Though the loss ended a seven-game San Diego State winning streak, Long still saw plenty of positives after a season in which many pundits viewed the NFL-bound departures of veteran quarterback Ryan Lindley, running back Ronnie Hillman, linebacker Miles Burris and defensive lineman Jerome Long as a setback for the San Diego State program.
Instead, with a developing quarterback in sophomore Adam Dingwell and a shifty running back in sophomore Adam Muema — who gained a workhorse 111 yards on 26 carries — the Aztecs have some skilled pieces to compete for the Big East title when they join the league in 2013.

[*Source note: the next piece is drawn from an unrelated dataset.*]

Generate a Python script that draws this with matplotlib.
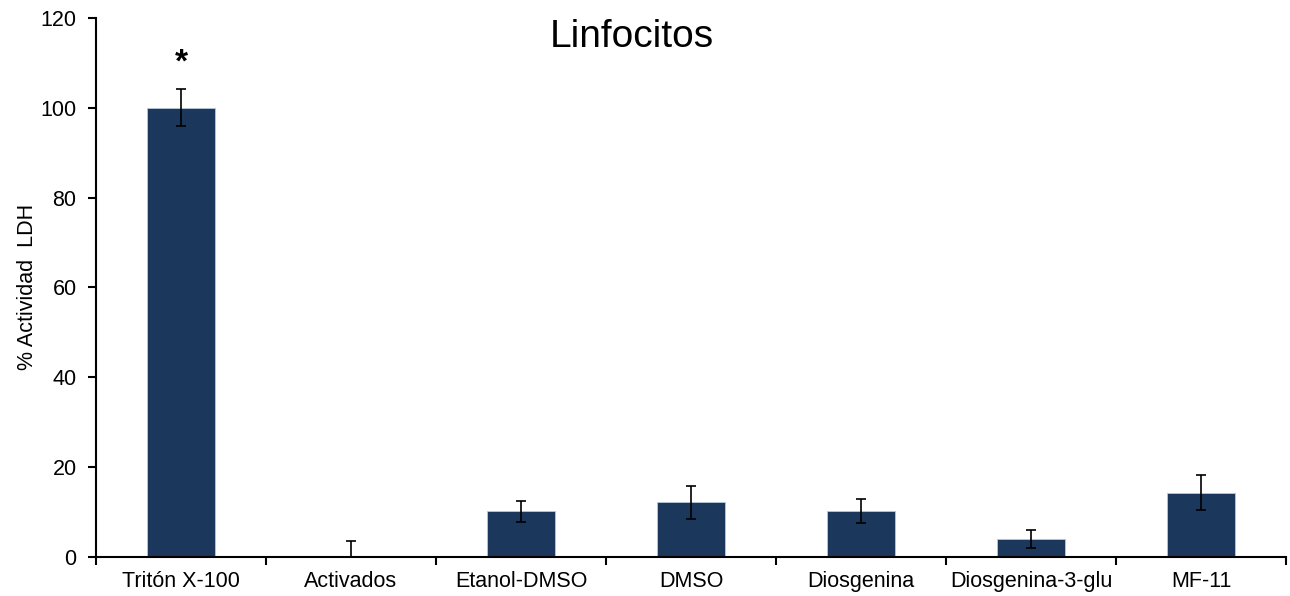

“Our team was a lot better than anybody gave us credit for in the beginning of the year, and when we were 2-3, everybody was giving up on us,” Long said. “We won seven games and got into a bowl game. That’s a pretty positive season, if you ask me.”
Meanwhile, BYU is perfectly content in its second year as a FBS independent after beating San Diego State for the 28th time in the schools’ 36 meetings.
“Independence has been, I think, a real positive move for our program,” Mendenhall said. “The national landscape of college football is changing dramatically with defections from conferences, realignments at the expense of national rivalries, regional rivalries, all come up for the sake of security and money.”
For Mendenhall, who worked and studied under Long for five years at New Mexico, the win marked the sixth bowl victory in seven years for a BYU program that has produced five double digit-win seasons in his eight years at the helm.
“We had a very similar game as we had tonight against Notre Dame, who plays now for the national championship,” said Mendenhall, referencing a 17-14 loss at the Fighting Irish on October 20.
“There’s no one that we’ve competed against or played that we didn’t take right to the wire. Either we won or we didn’t win, and I think that’ll be the case moving forward. We don’t intend to back away from the competition or exposure, or on members of our coaching staff. We’re increasing the demands because we want more. That’s the direction we’re going.